Taste Graph part 1: Assigning interests to Pins — medium.com
Brian Johnson, Head of Knowledge at Pinterest describes in this post how Pinterest uses NLP to understand how a person’s interests and preferences evolve over time across different categories.
Paper picks
Generalization in Deep Learning (arXiv)
This year's ICLR 2017 best paper Understanding deep learning requires rethinking generalization reinvigorated interest in gaining a better understanding of the generalization behaviour of deep neural networks. In this tradition, this paper with Yoshua Bengio as co-author seeks to provide new theoretical explanations and new direct analyses for generalization in Deep Learning. It also proposes a new family lf generalization terms that takes these new insights into account.

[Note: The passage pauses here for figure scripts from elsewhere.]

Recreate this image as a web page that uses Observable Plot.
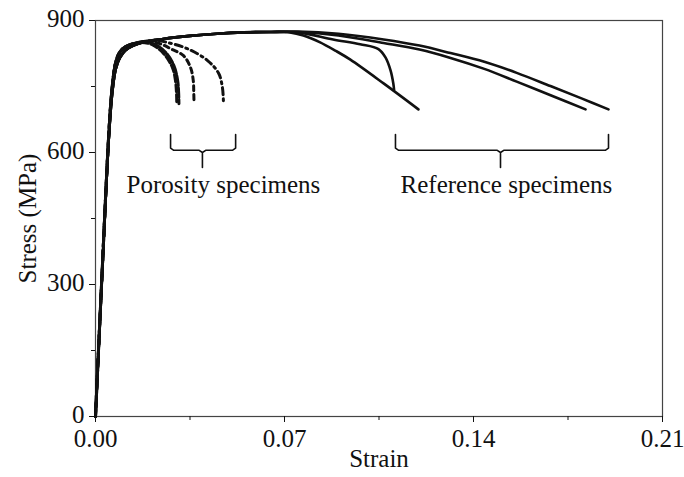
<!DOCTYPE html>
<html>
<head>
<meta charset="utf-8">
<script src="https://cdn.jsdelivr.net/npm/d3@7"></script>
<script src="https://cdn.jsdelivr.net/npm/@observablehq/plot@0.6"></script>
<style>
  html, body { margin: 0; padding: 0; background: #fff; }
  #chart svg { display: block; }
</style>
</head>
<body>
<div id="chart"></div>
<script>
// ---- Axis ticks ----
const xTicks = [0, 0.07, 0.14, 0.21];
const xMinorTicks = [0.035, 0.105, 0.175];
const yTicks = [0, 300, 600, 900];
const yMinorTicks = [150, 450, 750];

// ---- Reference specimens (solid) ----
const refRiseStrain = [0, 0.0025, 0.005, 0.0062, 0.0075, 0.009, 0.011, 0.014, 0.018, 0.025, 0.035, 0.045, 0.055, 0.065];
const refRiseStress = [0, 330, 640, 735, 790, 815, 832, 843, 851, 858, 865, 870, 873, 874];

const ref1Strain = [0.072, 0.077, 0.083, 0.089, 0.0944, 0.1067, 0.1196];
const ref1Stress = [873, 866, 851, 831, 811, 757, 698];

const ref2Strain = [0.075, 0.088, 0.098, 0.1048, 0.1074, 0.1093, 0.1103, 0.1106];
const ref2Stress = [873, 857, 846, 835, 816, 786, 757, 742];

const ref3Strain = [0.075, 0.09, 0.1067, 0.12, 0.1315, 0.144, 0.156, 0.169, 0.1815];
const ref3Stress = [874, 866, 849, 834, 815, 790, 761, 729, 698];

const ref4Strain = [0.075, 0.09, 0.1067, 0.12, 0.1315, 0.144, 0.156, 0.1685, 0.18, 0.19];
const ref4Stress = [875, 870, 857, 843, 826, 806, 781, 751, 723, 698];

// ---- Porosity specimens (dashed) ----
const porRiseStrain = [0, 0.0025, 0.005, 0.0062, 0.0075, 0.009, 0.011, 0.014];
const porRiseStress = [0, 335, 650, 750, 805, 828, 840, 847];

const por1Strain = [0.017, 0.021, 0.0252, 0.0285, 0.0296, 0.03, 0.0301];
const por1Stress = [850, 845, 825, 793, 764, 735, 711];

const por2Strain = [0.018, 0.022, 0.0262, 0.029, 0.0304, 0.0308, 0.0309];
const por2Stress = [852, 846, 826, 798, 765, 735, 711];

const por3Strain = [0.02, 0.024, 0.0278, 0.0326, 0.0352, 0.0362, 0.0364, 0.0365];
const por3Stress = [852, 847, 836, 820, 793, 764, 735, 711];

const por4Strain = [0.022, 0.0266, 0.034, 0.0415, 0.0456, 0.047, 0.0474];
const por4Stress = [855, 850, 836, 809, 780, 748, 711];

// ---- Annotations ----
const labelTexts = ["Porosity specimens", "Reference specimens"];
const labelStrain = [0.0474, 0.1522];
const labelStress = [527, 527];
// brace: left end, centre, right end strain; top / bottom / stem stress
const braceLeft = [0.0278, 0.1111];
const braceCenter = [0.0396, 0.1500];
const braceRight = [0.0519, 0.1900];
const braceTop = 641;
const braceBottom = 605;
const braceStem = 566;

// ---- build tables ----
function curve(id, sx, sy, riseX, riseY) {
  const pts = [];
  riseX.forEach((x, i) => pts.push({id, strain: x, stress: riseY[i]}));
  sx.forEach((x, i) => pts.push({id, strain: x, stress: sy[i]}));
  return pts;
}
const refCurves = [
  curve("r1", ref1Strain, ref1Stress, refRiseStrain, refRiseStress),
  curve("r2", ref2Strain, ref2Stress, refRiseStrain, refRiseStress),
  curve("r3", ref3Strain, ref3Stress, refRiseStrain, refRiseStress),
  curve("r4", ref4Strain, ref4Stress, refRiseStrain, refRiseStress)
];
const porCurves = [
  {data: curve("p1", por1Strain, por1Stress, porRiseStrain, porRiseStress), dash: "7,3"},
  {data: curve("p2", por2Strain, por2Stress, porRiseStrain, porRiseStress), dash: "10,2"},
  {data: curve("p3", por3Strain, por3Stress, porRiseStrain, porRiseStress), dash: "5,4"},
  {data: curve("p4", por4Strain, por4Stress, porRiseStrain, porRiseStress), dash: "7,4,2,4"}
];

function brace(i) {
  const l = braceLeft[i], c = braceCenter[i], r = braceRight[i];
  const rad = 0.0012, ry = 5;
  return [
    {strain: l, stress: braceTop},
    {strain: l, stress: braceBottom + ry},
    {strain: l + rad, stress: braceBottom},
    {strain: c - rad, stress: braceBottom},
    {strain: c, stress: braceBottom - ry},
    {strain: c, stress: braceStem},
    {strain: c, stress: braceBottom - ry},
    {strain: c + rad, stress: braceBottom},
    {strain: r - rad, stress: braceBottom},
    {strain: r, stress: braceBottom + ry},
    {strain: r, stress: braceTop}
  ];
}

const font = "'Liberation Serif', 'Times New Roman', serif";
const fs = 25;

const marks = [
  Plot.frame({stroke: "#444", strokeWidth: 1.2}),
  Plot.axisX({ticks: xTicks, tickSize: 6, tickPadding: 7, tickFormat: d => d.toFixed(2), label: null, fontSize: fs}),
  Plot.axisX({ticks: xMinorTicks, tickSize: 4, tickFormat: () => "", label: null}),
  // y ticks (marks only) and their labels drawn through the y scale
  Plot.axisY({ticks: yTicks, tickSize: 6, tickFormat: () => "", label: null}),
  Plot.axisY({ticks: yMinorTicks, tickSize: 4, tickFormat: () => "", label: null}),
  Plot.text(yTicks, {y: d => d, text: d => String(d), frameAnchor: "left", textAnchor: "end", dx: -11, dy: -2, fontSize: fs, fill: "#111"}),
  Plot.text(["Strain"], {frameAnchor: "bottom", dy: 50, fontSize: fs, fill: "#111"}),
  Plot.text(["Stress (MPa)"], {frameAnchor: "left", textAnchor: "middle", rotate: -90, dx: -68, fontSize: fs, fill: "#111"})
];
porCurves.forEach(p => marks.push(
  Plot.line(p.data, {x: "strain", y: "stress", stroke: "#111", strokeWidth: 3, strokeDasharray: p.dash, curve: "catmull-rom"})
));
refCurves.forEach(r => marks.push(
  Plot.line(r, {x: "strain", y: "stress", stroke: "#111", strokeWidth: 2.6, curve: "catmull-rom"})
));
[0, 1].forEach(i => marks.push(
  Plot.line(brace(i), {x: "strain", y: "stress", stroke: "#111", strokeWidth: 1.6, curve: "linear"})
));
marks.push(Plot.text(labelTexts, {x: (d, i) => labelStrain[i], y: (d, i) => labelStress[i], fontSize: fs, fill: "#111"}));

const chart = Plot.plot({
  width: 684,
  height: 477,
  marginLeft: 95,
  marginRight: 22,
  marginTop: 20,
  marginBottom: 61,
  style: {fontFamily: font, fontSize: fs + "px", color: "#111", background: "#fff"},
  x: {domain: [0, 0.21]},
  y: {domain: [0, 900]},
  marks
});
document.getElementById("chart").appendChild(chart);
</script>
</body>
</html>
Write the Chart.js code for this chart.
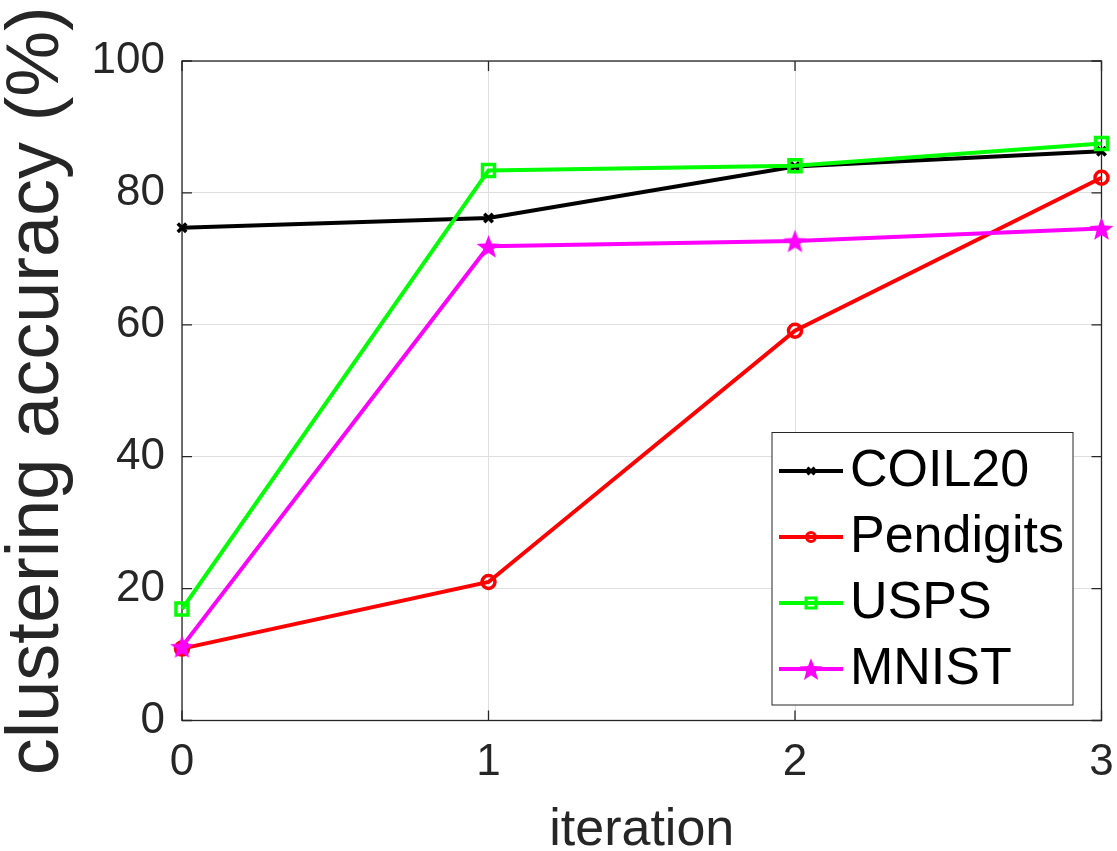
<!DOCTYPE html>
<html>
<head>
<meta charset="utf-8">
<script src="https://cdn.jsdelivr.net/npm/chart.js@4"></script>
<style>
  html, body { margin: 0; padding: 0; background: #fff; }
  #wrap { width: 1117px; height: 851px; }
</style>
</head>
<body>
<div id="wrap"><canvas id="chart"></canvas></div>
<script>
const iterations = [0, 1, 2, 3];
const coil20 = [74.7, 76.2, 84.0, 86.3];
const pendigits = [10.9, 21.0, 59.1, 82.3];
const usps = [16.9, 83.4, 84.1, 87.5];
const mnist = [11.2, 71.9, 72.7, 74.6];
const yTicks = [0, 20, 40, 60, 80, 100];

const FONT = '"Liberation Sans", Arial, Helvetica, sans-serif';
const AXIS_COLOR = "#262626";

//filled five point star, used as a point style
function makeStar(outer, color) {
  const c = document.createElement("canvas");
  const size = Math.ceil(outer * 2 + 2);
  c.width = size;
  c.height = size;
  const g = c.getContext("2d");
  const inner = outer * 0.42;
  g.beginPath();
  for (let i = 0; i < 10; i++) {
    const r = i % 2 === 0 ? outer : inner;
    const a = -Math.PI / 2 + (i * Math.PI) / 5;
    const px = size / 2 + r * Math.cos(a);
    const py = size / 2 + r * Math.sin(a) + outer * 0.1;
    if (i === 0) g.moveTo(px, py);
    else g.lineTo(px, py);
  }
  g.closePath();
  g.fillStyle = color;
  g.fill();
  return c;
}
const starImg = makeStar(12.5, "#ff00ff");
const starLegendImg = makeStar(12, "#ff00ff");

const toPoints = (vals) => vals.map((v, i) => ({ x: iterations[i], y: v }));

const series = [
  { label: "COIL20", values: coil20, color: "#000000", style: "crossRot", radius: 6, order: 3 },
  { label: "Pendigits", values: pendigits, color: "#ff0000", style: "circle", radius: 6.5, order: 2 },
  { label: "USPS", values: usps, color: "#00ff00", style: "rect", radius: 8.5, order: 1 },
  { label: "MNIST", values: mnist, color: "#ff00ff", style: starImg, radius: 12, order: 0 },
];
const legendMarks = [
  { style: "crossRot", radius: 5 },
  { style: "circle", radius: 4.5 },
  { style: "rect", radius: 7 },
  { style: starLegendImg, radius: 11 },
];

//axes box with inward ticks, drawn under the lines
const boxPlugin = {
  id: "box",
  beforeDatasetsDraw(chart) {
    const { ctx, chartArea: a, scales } = chart;
    ctx.save();
    ctx.strokeStyle = AXIS_COLOR;
    ctx.lineWidth = 1.3;
    ctx.strokeRect(a.left, a.top, a.right - a.left, a.bottom - a.top);
    ctx.beginPath();
    const len = 10;
    yTicks.forEach((t) => {
      const y = scales.y.getPixelForValue(t);
      ctx.moveTo(a.left, y);
      ctx.lineTo(a.left + len, y);
      ctx.moveTo(a.right, y);
      ctx.lineTo(a.right - len, y);
    });
    iterations.forEach((t) => {
      const x = scales.x.getPixelForValue(t);
      ctx.moveTo(x, a.bottom);
      ctx.lineTo(x, a.bottom - len);
      ctx.moveTo(x, a.top);
      ctx.lineTo(x, a.top + len);
    });
    ctx.stroke();
    ctx.restore();
  },
};

//legend box inside the lower right corner
const legendPlugin = {
  id: "innerLegend",
  afterDraw(chart) {
    const { ctx, chartArea: a } = chart;
    const right = a.right - 28.5;
    const bottom = a.bottom - 15.5;
    const left = right - 301;
    const top = bottom - 272.5;
    ctx.save();
    ctx.fillStyle = "#ffffff";
    ctx.fillRect(left, top, right - left, bottom - top);
    ctx.strokeStyle = AXIS_COLOR;
    ctx.lineWidth = 1;
    ctx.strokeRect(left, top, right - left, bottom - top);
    chart.data.datasets.forEach((ds, i) => {
      const y = top + 38.5 + i * 66;
      const x0 = left + 7;
      const x1 = left + 71;
      ctx.strokeStyle = ds.borderColor;
      ctx.lineWidth = 4;
      ctx.beginPath();
      ctx.moveTo(x0, y);
      ctx.lineTo(x1, y);
      ctx.stroke();
      const m = legendMarks[i];
      ctx.lineWidth = 3;
      ctx.strokeStyle = ds.borderColor;
      ctx.fillStyle = "rgba(0,0,0,0)";
      Chart.helpers.drawPoint(ctx, { pointStyle: m.style, radius: m.radius, rotation: 0, borderWidth: 3 }, (x0 + x1) / 2, y);
      ctx.fillStyle = "#000000";
      ctx.font = "52px " + FONT;
      ctx.textAlign = "left";
      ctx.textBaseline = "middle";
      ctx.fillText(ds.label, left + 78, y + 1);
    });
    ctx.restore();
  },
};

new Chart(document.getElementById("chart"), {
  type: "line",
  plugins: [boxPlugin, legendPlugin],
  data: {
    datasets: series.map((s) => ({
      label: s.label,
      data: toPoints(s.values),
      borderColor: s.color,
      backgroundColor: "rgba(0,0,0,0)",
      pointBorderColor: s.color,
      pointBackgroundColor: "rgba(0,0,0,0)",
      borderWidth: 4,
      pointBorderWidth: 3.5,
      pointStyle: s.style,
      pointRadius: s.radius,
      tension: 0,
      clip: false,
      order: s.order,
    })),
  },
  options: {
    responsive: true,
    maintainAspectRatio: false,
    animation: false,
    layout: { padding: { top: 61, right: 15, left: 0, bottom: 0 } },
    plugins: {
      legend: { display: false },
      tooltip: { enabled: false },
    },
    scales: {
      x: {
        type: "linear",
        min: 0,
        max: 3,
        afterFit: (s) => {
          s.height = 130.5;
          s.paddingLeft = 0;
          s.paddingRight = 0;
        },
        afterBuildTicks: (s) => { s.ticks = iterations.map((v) => ({ value: v })); },
        border: { display: false },
        grid: { color: "#dfdfdf", lineWidth: 1, drawTicks: false },
        ticks: {
          padding: 20,
          maxRotation: 0,
          autoSkip: false,
          color: AXIS_COLOR,
          font: { family: FONT, size: 44, lineHeight: 1 },
        },
        title: {
          display: true,
          text: "iteration",
          color: AXIS_COLOR,
          padding: 0,
          font: { family: FONT, size: 52, lineHeight: 0.8 },
        },
      },
      y: {
        min: 0,
        max: 100,
        afterFit: (s) => {
          s.width = 182;
          s.paddingTop = 0;
          s.paddingBottom = 0;
        },
        afterBuildTicks: (s) => { s.ticks = yTicks.map((v) => ({ value: v })); },
        border: { display: false },
        grid: { color: "#dfdfdf", lineWidth: 1, drawTicks: false },
        ticks: {
          padding: 17,
          autoSkip: false,
          color: AXIS_COLOR,
          font: { family: FONT, size: 44, lineHeight: 1 },
        },
        title: {
          display: true,
          text: "clustering accuracy (%)",
          color: AXIS_COLOR,
          padding: { top: 1, bottom: 0 },
          font: { family: FONT, size: 74, lineHeight: 1 },
        },
      },
    },
  },
});
</script>
</body>
</html>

Generative Adversarial Networks: An Overview (IEEE Signal Processing)
Generative Adversarial Networks are all the rage these days. This paper provides a succinct overview of the most popular current GAN architectures and discusses challenges and directions.
Poincaré Embeddings for Learning Hierarchical Representations (NIPS 2017)
Data such as text often has a hierarchical structure. Existing embeddings in Euclidean space cannot easily model this property. Nickel & Kiela thus propose to learn embeddings in a hyperbolic space, in particular an n-dimensional Poincaré ball. The learned embeddings achieve state-of-the-art performance on determining lexical entailment and require far fewer dimensions than traditional embeddings.
Dataset spotlight
Constructing Datasets for Multi-hop Reading Comprehension Across Documents (arXiv)
Question answering (QA) has seen many improvements in recent years, particularly fuelled by new datasets such as SQuAD. Existing datasets, however, focus on single-hop reading comprehension, i.e. extracting an answer to a question from a given paragraph. Welbl et al. introduce two new datasets for multi-hop reading comprehension, which is much closer the real-world task of open-domain question answering. The datasets require models to first identify relevant documents among a number of candidate documents and then determine the correct answer.
The Spoken Wikipedia Corpora — nats.gitlab.io
The SWC is a corpus of aligned Spoken Wikipedia articles from the English, German, and Dutch Wikipedia. It contains hundreds of hours of aligned audio from a diverse set of readers about a diverse set of topics and is thus a great resource for research in cross-lingual speech recognition.
AVA: A Finely Labeled Video Dataset for Human Action Understanding — research.googleblog.com
Are you interested in multimodal applications, but bored of image captioning? Then try video captioning with Atomic Visual Actions (AVA). AVA is a new dataset that provides multiple action labels for each person in extended video sequences. It consists of URLs for publicly available videos from YouTube, annotated with a set of 80 atomic actions (e.g. "walk", "kick (an object)", "shake hands") with a total of 210k action labels.
PubMed 200k RCT: a Dataset for Sequential Sentence Classification in Medical Abstracts (arXiv)
Sentence classification is useful for extracting information in many domains, but labeled data is often not available. PubMed 200k RCT is a new dataset based on PubMed consisting of 200,000 abstracts of randomized controlled trials, totaling 2.3 million sentences. Each sentence of each abstract is labeled with their role in the abstract, e.g. background, objective, method, etc.